Flag Day in Texas
The painting above is titled "The Annexation of Texas to the Union,” Donald M. Yena, Texas State Library and Archives Commission
Flag Day, June 14, commemorates the flag of the United States of America.
After the Republic of Texas, an independent nation, was annexed into the U.S. in late 1845, a ceremony was held in Austin in front of the capitol building—an early structure that no longer stands. Anson Jones, president of the Republic, formally transferred power to J. Pinckney Henderson, governor of the new state. The ceremony included lowering the Republic’s flag and raising the U.S. flag in its place.
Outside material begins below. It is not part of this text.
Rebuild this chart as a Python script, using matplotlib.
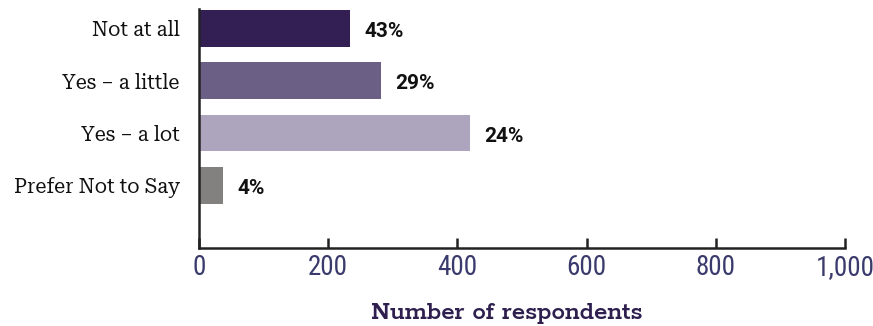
import matplotlib
matplotlib.use("Agg")
import matplotlib.pyplot as plt
from matplotlib.ticker import FuncFormatter

# survey answers, respondent counts and share labels
categories = ["Not at all", "Yes \u2013 a little", "Yes \u2013 a lot", "Prefer Not to Say"]
counts = [233, 281, 419, 37]
shares = ["43%", "29%", "24%", "4%"]
bar_colors = ["#341f55", "#6c5f85", "#ada4be", "#828180"]
x_ticks = [0, 200, 400, 600, 800, 1000]

fig = plt.figure(figsize=(8.73, 3.26), dpi=100)
ax = fig.add_axes([0.228, 0.239, 0.740, 0.733])

ypos = range(len(categories))
bars = ax.barh(ypos, counts, height=0.7, color=bar_colors)

for bar, txt in zip(bars, shares):
    ax.text(bar.get_width() + 23, bar.get_y() + bar.get_height() / 2 + 0.06, txt,
            ha="left", va="center", fontsize=15, fontweight="bold",
            family="Roboto", color="#111111")

ax.set_yticks(list(ypos))
ax.set_yticklabels(categories, family="Roboto Serif", fontsize=14.5, color="#111111")
ax.tick_params(axis="y", length=0, pad=14)

ax.set_xlim(0, 1000)
ax.set_ylim(4.2, -0.37)
ax.set_xticks(x_ticks)
ax.xaxis.set_major_formatter(FuncFormatter(lambda v, p: f"{int(v):,}"))
ax.xaxis.set_ticks_position("bottom")
ax.tick_params(axis="x", direction="in", length=7, width=1.8, pad=4,
               labelsize=19.5, labelcolor="#3a3a6c", color="#222222")
for lab in ax.get_xticklabels():
    lab.set_family("Roboto Condensed")

for side in ["top", "right"]:
    ax.spines[side].set_visible(False)
for side in ["left", "bottom"]:
    ax.spines[side].set_linewidth(1.8)
    ax.spines[side].set_color("#222222")

ax.set_xlabel("Number of respondents", family="Rokkitt", fontweight=600,
              fontsize=19.5, color="#2e1f4f", va="center")
ax.xaxis.set_label_coords(0.477, -0.272)

plt.savefig("out.png", dpi=100)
In his memoirs, blacksmith Noah Smithwick described the scene he witnessed that day:
“Many a head was bowed, many a broad chest heaved, and many a manly cheek was wet with tears when that broad field of blue in the center of which, like a signal light, glowed the lone star, emblem of the sovereignty of Texas, was furled and laid away among the relics of the dead republic.”
But the event was not somber only; Smithwick goes on to say:
“We were most of us natives of the United States, and when the stars and stripes, the flag of our fathers, was run up and catching the breeze unrolled its heaven born colors to the light, cheer after cheer rent the air.”
Both Jones and Smithwick have connections to THC state historic sites. Visitors can learn more about life during the Republic era at Jones’ home, Barrington Plantation State Historic Site. At San Felipe de Austin State Historic Site, explore the early Texan colony where Smithwick lived and then was banished from.